A História se Repete? Parte II
Desde o início da guerra civil síria, o Irã tem apoiado o regime de seu fiel aliado Assad, emprestando assistência financeira e militar (sob a forma de armas e equipamentos militares, e direção e comando militar). Mais o Irã também participa das hostilidades, mediante forças do Hizbollah (o grupo armado xiita que controla o sul do Líbano), de milícias xiitas vindas do Iraque, e de “voluntários” (chamados de “forças Basij”). Sobre os Basijs, a agência iraniana de notícias IRNA comunicou recentemente a morte de um comandante dessas forças no sul da Síria (veja aqui). Para o Irã, o conflito na Síria é parte de uma disputa mais ampla com os países do Golfo (Arábia Saudita, Qatar, etc) e Turquia pela hegemonia na região e liderança do mundo islâmico. Outra manifestação desse conflito é a guerra civil no Iêmen. Como observado em outra postagem, o acordo entre o Irã e o grupo de potências P5+1 (EUA, Rússia, Reino Unido, China, França, e União Européia), livrou o Irã do regime internacional de sanções e liberou bilhões de dólares que agora poderão ser canalizados para zonas de disputas estratégicas, como a Síria.
O desenvolvimento mais importante, porém, foi a decisão da Rússia de intervir diretamente no conflito para combater o Estado Islâmico. A Rússia mantém uma base aérea militar, ao lado de tanques, soldados, baterias de mísseis antiaéreos, e toda sorte de equipamento militar. Já iniciou, há 2 semanas, uma intensa campanha aérea e naval contra o Estado Islâmico e outros grupos armados rebeldes, utilizando inclusive mísseis to tipo cruise, lançados de navios de guerra no Mar Cáspio. Assim fazendo, a Rússia está fortalecendo a posição do regime de Assad e se postando ao lado do Irã. Rússia tem na Síria o mais tradicional e fiel aliado do Oriente Médio, além de acesso permanente a um porto Sírio que fica no Mediterrâneo (porto de Tartus). Mais ainda, a permanência de Assad asseguraria a descontinuidade do projeto de gás do Qatar-Arábia Saudita, o que preservaria a posição russa de fornecedor primário de gás na Europa. O sucesso da campanha russa já torna Putin famoso entre os Iraquianos, que sofrem com as atrocidades do Estado Islâmico. Há notícias de que líderes iraquianos consideram pedir uma intervenção russa semelhante contra o Estado Islâmico.

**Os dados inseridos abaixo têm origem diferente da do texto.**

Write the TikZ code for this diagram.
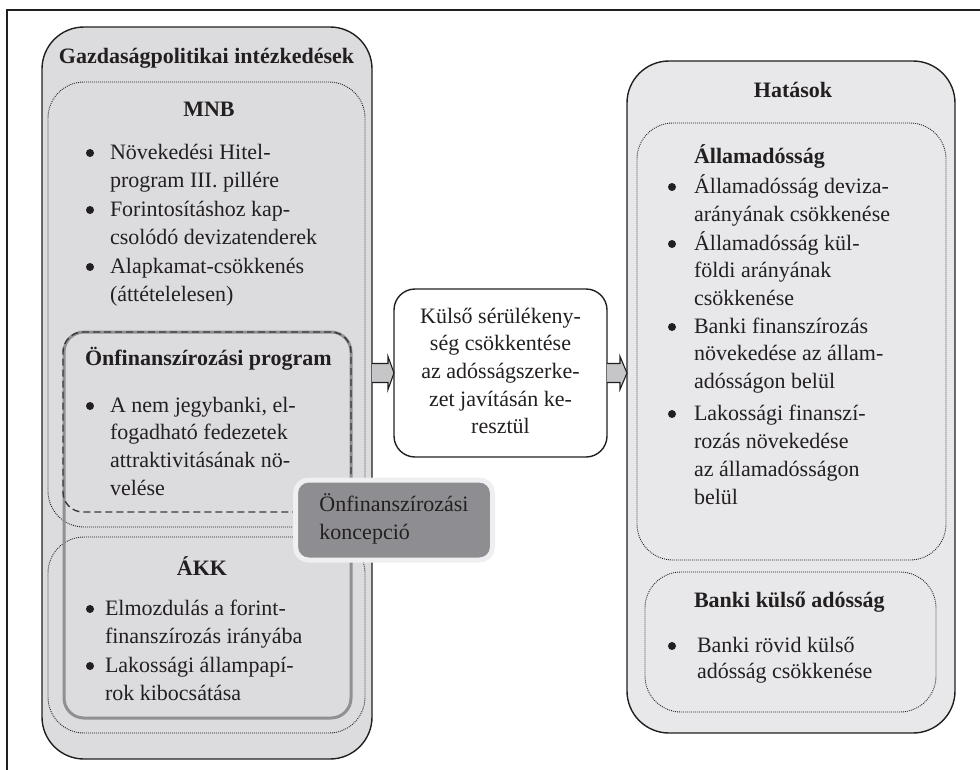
\documentclass[tikz,border=0pt]{standalone}
\usepackage{fontspec}
\setmainfont{Liberation Serif}
\usetikzlibrary{calc}
\definecolor{txt}{HTML}{231F20}
\definecolor{lgray}{HTML}{DCDCDE}
\definecolor{rgray}{HTML}{E8E8EA}
\definecolor{kgray}{HTML}{8E8E92}
\definecolor{kline}{HTML}{909094}
\definecolor{kborder}{HTML}{EFEFF1}
\definecolor{agray}{HTML}{C6C6C8}
\definecolor{dline}{HTML}{3A3A3C}
\newcommand\bodyfont{\fontsize{22}{28.3}\selectfont}
\newcommand\midfont{\fontsize{22}{27.6}\selectfont}
\newcommand\ls[1]{\begin{tabular}[t]{@{}l@{}}#1\end{tabular}}
\begin{document}
\begin{tikzpicture}[x=1pt,y=-1pt,
  box/.style={draw=txt, inner sep=0pt, outer sep=0pt, line width=1.4pt},
  bigbox/.style={box, rounded corners=42pt},
  dotbox/.style={draw=txt, inner sep=0pt, outer sep=0pt, line width=0.9pt,
    dash pattern=on 0.9pt off 1.1pt, rounded corners=36pt},
  txtnode/.style={anchor=base west, inner sep=0pt, outer sep=0pt,
    font=\bodyfont, text=txt},
  head/.style={inner sep=0pt, outer sep=0pt, font=\bodyfont\bfseries, text=txt},
  bul/.style={circle, fill=txt, inner sep=0pt, minimum size=8pt},
  barrow/.style={draw=txt, fill=agray, line width=1.1pt, line join=miter}
]
\useasboundingbox (0,0) rectangle (980,769);
\fill[white] (0,0) rectangle (980,769);
% outer frame (extends beyond the page)
\draw[line width=1.3pt, txt] (7,800) -- (7,10) -- (1000,10);

% ---------- left side ----------
\node[bigbox, fill=lgray, minimum width=330pt, minimum height=732pt] (gp) at (207,393) {};
\node[dotbox, minimum width=317pt, minimum height=445pt] (mnb) at (206.5,304.5) {};
\node[dotbox, minimum width=317pt, minimum height=196pt] (akk) at (206.5,635) {};
\node[draw=kline, line width=3pt, rounded corners=20pt, inner sep=0pt, outer sep=0pt,
      minimum width=287pt, minimum height=386pt] (kbox) at (207.5,525) {};
\node[draw=dline, line width=1.4pt, dash pattern=on 7pt off 4pt, rounded corners=20pt,
      inner sep=0pt, outer sep=0pt, minimum width=288pt, minimum height=180pt] (prog) at (207,422) {};

\node[head, anchor=base] (gpt) at (206.5,63) {Gazdaságpolitikai intézkedések};
\node[head, anchor=base] (mnbt) at (209,116) {MNB};
\node[bul] (b1) at (90,153) {};
\node[txtnode] (t1) at (110,159) {\ls{Növekedési Hitel-\\program III. pillére}};
\node[bul] (b2) at (90,210) {};
\node[txtnode] (t2) at (110,216) {\ls{Forintosításhoz kap-\\csolódó devizatenderek}};
\node[bul] (b3) at (90,267) {};
\node[txtnode] (t3) at (110,273) {\ls{Alapkamat-csökkenés\\(áttételelesen)}};

\node[head, anchor=base west] (progt) at (85,365) {Önfinanszírozási program};
\node[bul] (b4) at (90,406) {};
\node[txtnode, font=\fontsize{22}{27.8}\selectfont] (t4) at (110,412) {\ls{A nem jegybanki, el-\\fogadható fedezetek\\attraktivitásának nö-\\velése}};

\node[head, anchor=base] (akkt) at (202,575) {ÁKK};
\node[bul] (b5) at (90,609) {};
\node[txtnode] (t5) at (105,615) {\ls{Elmozdulás a forint-\\finanszírozás irányába}};
\node[bul] (b6) at (90,666) {};
\node[txtnode] (t6) at (105,672) {\ls{Lakossági állampapí-\\rok kibocsátása}};

% concept box
\node[fill=kgray, draw=kborder, line width=5pt, rounded corners=13pt, inner sep=0pt, outer sep=0pt,
      minimum width=197pt, minimum height=80pt, align=left, font=\bodyfont, text=txt] (konc)
      at (394,520) {\strut Önfinanszírozási\\koncepció\strut};

% ---------- middle ----------
\node[box, fill=white, rounded corners=21pt, minimum width=213pt, minimum height=168pt,
      align=center, font=\midfont, text=txt] (mid) at (500.5,373)
      {\strut Külső sérülékeny-\\ség csökkentése\\az adósságszerke-\\zet javításán ke-\\resztül\strut};

% ---------- right side ----------
\node[bigbox, fill=rgray, minimum width=328pt, minimum height=672pt] (hat) at (791,397) {};
\node[dotbox, minimum width=309pt, minimum height=437pt] (allam) at (791.5,341.5) {};
\node[dotbox, minimum width=291pt, minimum height=140pt] (banki) at (790.5,642) {};

\node[head, anchor=base] (hatt) at (793,97) {Hatások};
\node[head, anchor=base west] (allamt) at (694,163) {Államadósság};
\node[bul] (rb1) at (672,187) {};
\node[txtnode, font=\fontsize{22}{28}\selectfont] (r1) at (694,193) {\ls{Államadósság deviza-\\arányának csökkenése}};
\node[bul] (rb2) at (672,244) {};
\node[txtnode, font=\fontsize{22}{27.6}\selectfont] (r2) at (694,250) {\ls{Államadósság kül-\\földi arányának\\csökkenése}};
\node[bul] (rb3) at (672,327) {};
\node[txtnode, font=\fontsize{22}{27.6}\selectfont] (r3) at (694,333) {\ls{Banki finanszírozás\\növekedése az állam-\\adósságon belül}};
\node[bul] (rb4) at (672,414) {};
\node[txtnode, font=\fontsize{22}{28}\selectfont] (r4) at (694,420) {\ls{Lakossági finanszí-\\rozás növekedése\\az államadósságon\\belül}};

\node[head, anchor=base west] (bankit) at (694,607) {Banki külső adósság};
\node[bul] (rb5) at (672,646) {};
\node[txtnode, font=\fontsize{22}{26.5}\selectfont] (r5) at (697,652) {\ls{Banki rövid külső\\adósság csökkenése}};

% ---------- block arrows ----------
\coordinate (a1) at (gp.east |- mid.west);
\draw[barrow] ($(a1)+(0,-9.5)$) -- ($(a1)+(16,-9.5)$) -- ($(a1)+(16,-16.5)$) -- (mid.west)
  -- ($(a1)+(16,16.5)$) -- ($(a1)+(16,9.5)$) -- ($(a1)+(0,9.5)$);
\coordinate (a2) at (hat.west |- mid.east);
\draw[barrow] ($(mid.east)+(0,-9.5)$) -- ($(a2)+(-7,-9.5)$) -- ($(a2)+(-7,-16.5)$) -- (a2)
  -- ($(a2)+(-7,16.5)$) -- ($(a2)+(-7,9.5)$) -- ($(mid.east)+(0,9.5)$);
\end{tikzpicture}
\end{document}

E a Turquia? Esse país vive por regras próprias e por sua agenda peculiar de reinstalar o antigo Império Otomano. O objetivo imediato de deposição de Assad do governo tem em vista a extensão do domínio turco sobre as terras sírias. Para tanto, a fronteira turca tem funcionado como um portal de entrada de guerrilheiros muçulmanos vindo de todas as partes do mundo, incluindo da província chinesa de Xinjiang. A Turquia também se aproveitou dos recursos petrolíferos em mãos do Estado Islâmico e demais grupos rebeldes: sabe-se que o petróleo é clandestinamente transportado e vendido para a Turquia. Para provocar um envolvimento maior da Europa nas ações contra o regime de Assad, a Turquia abriu as comportas para que centenas de milhares de árabes (sírios, libaneses, iraquianos, etc), afegãos, paquistaneses, etc, refugiados ou não, ingressassem a Europa pelo sul. Com a crise dos refugiados, a Europa também se rende à Turquia, e já há planos de ajuda a ser dada pela União Européia para a solução da crise dos migrantes na Turquia.
O conflito internacionalizado na Síria corre, agora, o risco de verdadeiramente se mundializar. Na Guerra Fria, as superpotências nucleares evitaram a todo custo o perigo de envolvimento direto de suas forças armadas num mesmo teatro de operações, temendo uma eventual situação localizada de combate que acionasse uma guerra nuclear entre as mesmas e seus aliados. Na Síria, ao contrário, forças militares americanas e russas estão em operação. A Turquia, um país membro da OTAN, acusou a Rússia de violar seu espaço aéreo duas vezes, e a OTAN emitiu comunicado expressando sua preocupação e compromisso com a proteção da Turquia. Há, também, como notamos, operações turcas, embora limitadas, contra os curdos na Síria, e mais recentemente, aviões da França (outro membro da OTAN). A situação na Síria é, portanto, inusitada e extremamente precária. De uma hora para outra, o impensável poderá ocorrer, e todas as partes do conflito, especialmente os americanos, russos e turcos, devem ter isso em mente e coordenar suas ações para evitar um processo indesejável de escalação. Essa é, seguramente, a grande diferença entre a guerra civil internacionalizada da Síria e a da Espanha na década de 30.